I felt suddenly alert and full of adrenaline. My taste-buds were dancing on my tongue, I felt them buzzing, doing back-flips, practicing their trapeze stunts, victorious, I told you so, I told you so, I told you so! Give us more, put us back to work, LOOK WHAT WE CAN DO! Their merriment was making my head swim, but Victoria was talking again, so I struggled to ignore my epiphany and hear what she was telling me.
“…problem is converting what you taste into simpler images that guests can relate to.” She handed me a wine book with a page of vocabulary dog-eared, like a grandmother would hand her granddaughter a crumbling photo album. This contains my life and all of its passions. Read it, respect it, and use its knowledge wisely.
She gave me homework. I had to take home an ounce or two of four of our wines-by-the-glass to taste and describe in my own words, and then try to convert my descriptions into winespeak, via the book.
That night, and through subsequent lessons with Victoria, I was able to deconstruct my palate’s involuntary free-associations. I learned that when I thought I tasted gerbils, what I really tasted was the cedar barrels the wine was aged in, or, the cedar wood chips that we put in our gerbil’s cage when I was a kid. “Purple flowers and Christmas” became “hints of lavender, pine, clove, and cinnamon,” while “hotel breakfast” revealed itself as “a chardonnay with toasty notes, prevalent apricot flavor, and a buttery finish” – the Days Inn English muffins that I used to covet on vacations. I realized that when a wine made me picture a car-ride home from a restaurant with my family, I was tasting the peppermint that I always grabbed at the cashier station. When I tasted quarters, it meant the wine was aged in steel instead of wood. A Nero D’Avola that tasted like “mushroom pizza with raisins,” became “an earthy wine, with essence of stewed tomatoes and cooked fruit,” while in my memories, the phrase “freakishly imaginative tongue,” became “acute sense of taste.”

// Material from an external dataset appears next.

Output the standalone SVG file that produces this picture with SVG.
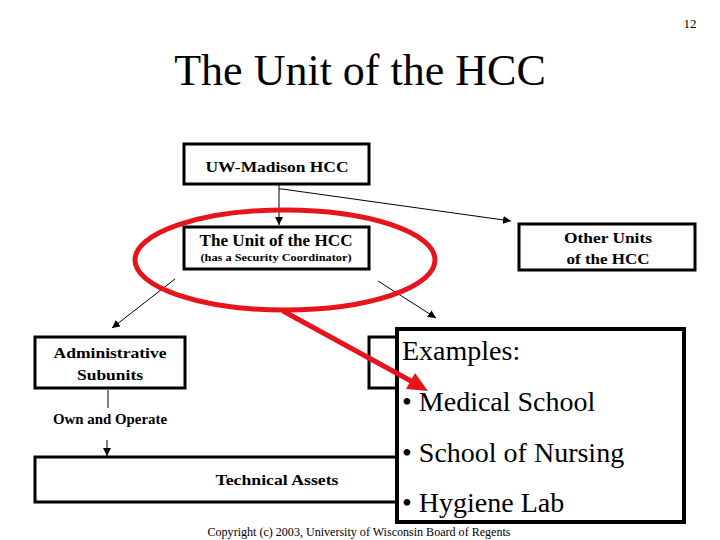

Once able to distinguish flavors with ease, the rest of the learning process was simple. I soon learned to pick out what I tasted from what I smelled, and added a few more fancy words to my repertoire, like “effervescent” for “slightly bubbly” and “quince” for “apple.” I began to pick up glasses of wine with more confidence, with a tighter grip on its collar, and give the clear, silent demand as I swirled it: “SPEAK!” And it does speak now, in actual sentences, and now that I’ve gotten to know its language, in a very attractive voice. Every glass of wine whispers sweet nothings in my ears, telling me it’s type, region, aging process, what the weather was like just before it was picked, and what other plants it neighbored. The process is uncanny, sometimes creepily accurate, and was an illicitly premature gift that collected clicks of the tongue among strictly law-abiding citizens before I turned twenty-one.
But being reunited with my taste buds is comforting and liberating. In college I’ve had to learn to when and how to subdue them (a little scalding hot tea before Buffalo Mash night usually does the trick) but I’ve found a use for my precocious little papillae here, too — “That one’s Natty, that one’s Coors, that one’s PBR, and that one’s Budweiser. Pay up!”